Potential means little to a football fan, but David de Gea has a lot of it

Football seems to produce two types of goalkeeper:  the madcap, game-winning, game-losing loon exemplified by Fabian Bartez; and the steady, safe, assured sentinel, but a sentinel that seldom produces an explosive save, the greatest example of which, has just retired.

A quick read of Monday’s papers would convince you there is a third type: a gangly, bum-fluffed, timid boy who collapses with the grace of a Costa Blanca deckchair.  David de Gea seems to be the sole representative of this final group (Alumunia’s facial hair is far too cultivated).

They’re wrong, the only other keeper to be unique enough to have his own group was Peter Schmeichel; a bacon-fuelled hybrid of types one and two; a game-winner infinitive more times than a game looser. A stopper only tainted by some dodgy employment decisions.

The Titanic may have had a more successful start than De Gea but the guy shouldn’t be drowned in this current icy torrent of negativity.

He’s made mistakes. He has been shaky throughout, yet United have won 2 from 2. The mistakes have cost goals but not games. Every other player in our two games has made as many mistakes as the new keeper, yet none have received the type of press treatment usually set aside for England managers and forgetful Aussie media tycoons.

Most rational United fans say they will afford him time. How long? In Anders Lindegaard, United have a standby cut from Nordic snow, with a temperament to match. Lindegaard will come in and he won’t make mistakes; he won’t be beaten by a pea-roller from a cocky Championship up-start; he won’t make City fans giddy when their latest misfiring mercenary shoots from 25 yards.

But is that enough? Looking at Spain and Barcelona for the solution may be as unpleasantly obvious as Gervinho’s forehead but both Casillas and Valdez produce their share of extraordinary game-winning saves.

And that must be Sir Alex’s thinking.

De Gea was no mug in a Athletico shirt. Already the young Spaniard has shown a type of passing range and distribution Wes Brown would grow some corn-rows for.  Fergie was impressed enough to spend £18 million on him. Contemporaries like Pepe Reina and Iker Casillas beamed as they gave the type of school report normally reserved for pupils with incriminating photos of their teachers. He isn’t suddenly rubbish.

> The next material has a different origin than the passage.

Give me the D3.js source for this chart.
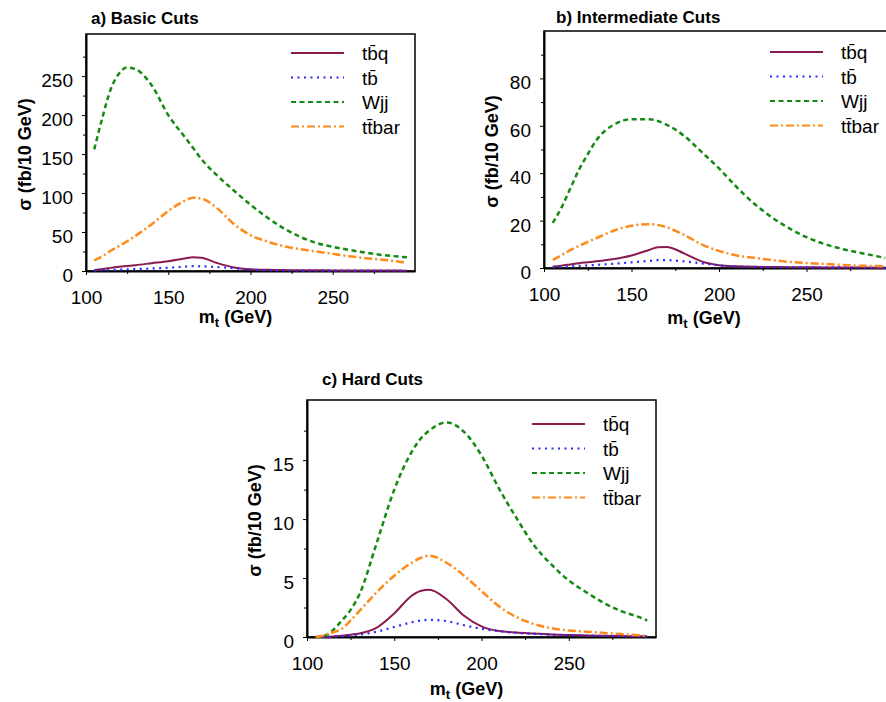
<!DOCTYPE html>
<html>
<head>
<meta charset="utf-8">
<script src="https://cdn.jsdelivr.net/npm/d3@7"></script>
<style>
    body { margin: 0; background: #fff; }
    svg { font-family: 'Liberation Sans', Arial, Helvetica, sans-serif; }
    .axis path, .axis line { stroke: #000; }
    .axis .domain { stroke-width: 2; }
    .frame { fill: none; stroke: #000; stroke-width: 1.5; }
    .title, .axis-label { font-weight: bold; }
</style>
</head>
<body>
<script>
// m_t grid (GeV)
const mt = [105, 110, 115, 120, 125, 130, 140, 150, 160, 165, 170, 180, 190, 200, 210, 220, 230, 240, 250, 260, 270, 280, 290, 295];

// a) basic cuts
const basicTbq = [1.3, 2.5, 4, 5.5, 6.5, 7.5, 10, 12.5, 16, 17.5, 17, 10, 4.5, 2.2, 1.5, 1.2, 1, 0.9, 0.8, 0.7, 0.6, 0.5, 0.5, 0.4];
const basicTb = [0.5, 1, 1.3, 1.7, 2, 2.4, 3.2, 4.2, 5.5, 6.2, 6, 5, 3.5, 1.8, 1, 0.7, 0.6, 0.5, 0.5, 0.4, 0.4, 0.3, 0.3, 0.3];
const basicWjj = [156, 197, 233, 253, 261, 259, 238, 200, 172, 158, 144, 122, 103, 85, 69, 55, 44, 36, 31, 27, 23.5, 20.5, 18.5, 17.5];
const basicTtbar = [13.5, 19, 26, 32, 38, 45, 60, 77, 90, 94, 93, 80, 60, 46, 38, 32, 28, 25, 22, 19, 16.5, 14.5, 12, 10.6];

// b) intermediate cuts
const interTbq = [0.6, 1, 1.5, 2, 2.4, 2.8, 3.8, 5.3, 7.6, 8.8, 8.9, 6.2, 2.8, 1.2, 0.7, 0.5, 0.4, 0.35, 0.3, 0.25, 0.2, 0.2, 0.15, 0.15];
const interTb = [0.3, 0.5, 0.7, 0.9, 1.1, 1.3, 1.8, 2.4, 3, 3.3, 3.3, 2.8, 2, 1.1, 0.6, 0.45, 0.4, 0.35, 0.3, 0.3, 0.25, 0.2, 0.2, 0.2];
const interWjj = [19, 25.5, 33.5, 41.5, 48, 54, 60.5, 62.8, 62.8, 62, 60.5, 55.8, 49, 42, 34.2, 27.2, 21.5, 16.8, 13, 10.2, 8.1, 6.5, 5, 4.2];
const interTtbar = [3.4, 5.4, 7.5, 9.3, 11, 12.6, 15.8, 17.8, 18.5, 18.2, 17.2, 14, 10, 7.2, 5.3, 4.3, 3.4, 2.6, 2.1, 1.7, 1.3, 1, 0.8, 0.7];

// c) hard cuts
const hardTbq = [0, 0.02, 0.05, 0.1, 0.2, 0.3, 0.8, 2, 3.5, 3.9, 4, 3.2, 1.8, 0.9, 0.5, 0.38, 0.3, 0.22, 0.17, 0.13, 0.1, 0.08, 0.06, 0.05];
const hardTb = [0, 0.01, 0.03, 0.07, 0.12, 0.2, 0.45, 0.85, 1.25, 1.4, 1.45, 1.35, 1, 0.7, 0.5, 0.35, 0.27, 0.2, 0.15, 0.12, 0.1, 0.08, 0.07, 0.06];
const hardWjj = [0, 0.1, 0.6, 1.4, 2.3, 3.6, 8, 12.5, 15.7, 16.8, 17.5, 18.2, 17.4, 15.4, 12.6, 10.1, 7.8, 6.15, 4.8, 3.8, 2.9, 2.2, 1.7, 1.4];
const hardTtbar = [0, 0.15, 0.4, 0.7, 1.4, 2.2, 3.8, 5.2, 6.3, 6.7, 6.9, 6.3, 5.2, 3.9, 2.6, 1.7, 1.1, 0.75, 0.55, 0.45, 0.35, 0.25, 0.15, 0.1];

const seriesNames = ['tb\u0304q', 'tb\u0304', 'Wjj', 'tt\u0304bar'];

const xMajor = [100, 150, 200, 250];
const xMinor = [125, 175, 225, 275];
const basicYTicks = [0, 50, 100, 150, 200, 250];
const basicYMinor = [25, 75, 125, 175, 225, 275];
const interYTicks = [0, 20, 40, 60, 80];
const interYMinor = [10, 30, 50, 70, 90];
const hardYTicks = [0, 5, 10, 15];
const hardYMinor = [2.5, 7.5, 12.5, 17.5];

const styles = [
    {color: '#8b1a4f', dash: null, width: 2},
    {color: '#2a2aff', dash: '2,4.5', width: 2.2},
    {color: '#138a13', dash: '5,3.5', width: 2.5},
    {color: '#ff8a1a', dash: '8,3,2,3', width: 2.5},
];

const panels = [
    {title: 'a) Basic Cuts', left: 86, top: 34, width: 329, height: 237, yMax: 304,
        yTicks: basicYTicks, yMinor: basicYMinor, titleX: 91, titleY: 24, yLabelX: 25, xLabelY: 323, legendTop: 53,
        series: [basicTbq, basicTb, basicWjj, basicTtbar]},
    {title: 'b) Intermediate Cuts', left: 544, top: 31, width: 350, height: 237, yMax: 100,
        yTicks: interYTicks, yMinor: interYMinor, titleX: 556, titleY: 23, yLabelX: 492, xLabelY: 324, legendTop: 52,
        series: [interTbq, interTb, interWjj, interTtbar]},
    {title: 'c) Hard Cuts', left: 307, top: 400, width: 349, height: 237, yMax: 20.1,
        yTicks: hardYTicks, yMinor: hardYMinor, titleX: 322, titleY: 385, yLabelX: 255, xLabelY: 695, legendTop: 424,
        series: [hardTbq, hardTb, hardWjj, hardTtbar]},
];

const fontStack = "'Liberation Sans', Arial, Helvetica, sans-serif";

const svg = d3.select('body').append('svg')
    .attr('width', 886)
    .attr('height', 702);

panels.forEach(p => {
    const x = d3.scaleLinear().domain([100, 300]).range([0, p.width]);
    const y = d3.scaleLinear().domain([0, p.yMax]).range([p.height, 0]);

    const g = svg.append('g')
        .attr('transform', `translate(${p.left}, ${p.top})`);

    g.append('rect')
        .attr('class', 'frame')
        .attr('width', p.width)
        .attr('height', p.height);

    // x axis
    g.append('g')
        .attr('class', 'axis')
        .attr('transform', `translate(0, ${p.height})`)
        .call(d3.axisBottom(x).tickValues(xMajor).tickSize(4).tickSizeOuter(0).tickPadding(16))
        .attr('font-size', 19)
        .attr('font-family', fontStack);

    g.append('g')
        .attr('class', 'axis')
        .attr('transform', `translate(0, ${p.height})`)
        .call(d3.axisBottom(x).tickValues(xMinor).tickSize(3).tickFormat(''))
        .call(a => a.select('.domain').remove());

    // y axis
    g.append('g')
        .attr('class', 'axis')
        .call(d3.axisLeft(y).tickValues(p.yTicks).tickSize(4).tickSizeOuter(0).tickPadding(9))
        .attr('font-size', 19)
        .attr('font-family', fontStack)
        .call(a => a.selectAll('text').attr('dy', '0.55em'));

    g.append('g')
        .attr('class', 'axis')
        .call(d3.axisLeft(y).tickValues(p.yMinor).tickSize(3).tickFormat(''))
        .call(a => a.select('.domain').remove());

    // curves
    const line = d3.line()
        .curve(d3.curveMonotoneX)
        .x((d, i) => x(mt[i]))
        .y(d => y(d));

    p.series.forEach((s, i) => {
        g.append('path')
            .datum(s)
            .attr('fill', 'none')
            .attr('stroke', styles[i].color)
            .attr('stroke-width', styles[i].width)
            .attr('stroke-dasharray', styles[i].dash)
            .attr('d', line);
    });

    // legend
    const legend = g.append('g')
        .attr('transform', `translate(${p.width - 124}, ${p.legendTop - p.top})`);

    seriesNames.forEach((name, i) => {
        legend.append('line')
            .attr('x1', 0)
            .attr('x2', 53)
            .attr('y1', i * 24.5)
            .attr('y2', i * 24.5)
            .attr('stroke', styles[i].color)
            .attr('stroke-width', 2)
            .attr('stroke-dasharray', styles[i].dash);
        legend.append('text')
            .attr('x', 71)
            .attr('y', i * 24.5 + 7)
            .attr('font-size', 19)
            .text(name);
    });

    // titles
    svg.append('text')
        .attr('class', 'title')
        .attr('x', p.titleX)
        .attr('y', p.titleY)
        .attr('font-size', 17)
        .text(p.title);

    const xl = svg.append('text')
        .attr('class', 'axis-label')
        .attr('x', p.left + p.width / 2 - 15)
        .attr('y', p.xLabelY)
        .attr('text-anchor', 'middle')
        .attr('font-size', 18);
    xl.append('tspan').text('m');
    xl.append('tspan').attr('font-size', 13).attr('dy', 4).text('t');
    xl.append('tspan').attr('dy', -4).text(' (GeV)');

    svg.append('text')
        .attr('class', 'axis-label')
        .attr('transform', `translate(${p.yLabelX}, ${p.top + p.height / 2 + 2}) rotate(-90)`)
        .attr('text-anchor', 'middle')
        .attr('dy', '0.35em')
        .attr('font-size', 18)
        .text('\u03c3 (fb/10 GeV)');
});
</script>
</body>
</html>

The excuses are there, creaking under the weight of the ridicule: he’s young; it’s a new country; there’s language difficulties; the premier league is more physical than La Liga. But his fallibility to a daisy-cutter is more blatant than Joey Barton’s new quotations book.

Eric Steele and United’s coaching staff will work on it and he will eradicate it and then the rest will fall into place.

United’s defence will be fairly makeshift over the next few games and it could be the making of De Gea. You can imagine Vida and Rio are two big-swinging-dicks in the dressing room and the adolescent David would, quite rightly, be intimidated by them, but playing with peers like Smalling, Jones and Evans he will be more demonstrative and commanding and not afraid to make a mistake and subsequently ,hopefully, will not make a mistake.

Potential  means little to a football fan, but de Gea has a lot of it, enough to warrant perseverance, enough to become that most rare of things: game-winning keeper.

By Steven, who recently worked at Manchester Evening News.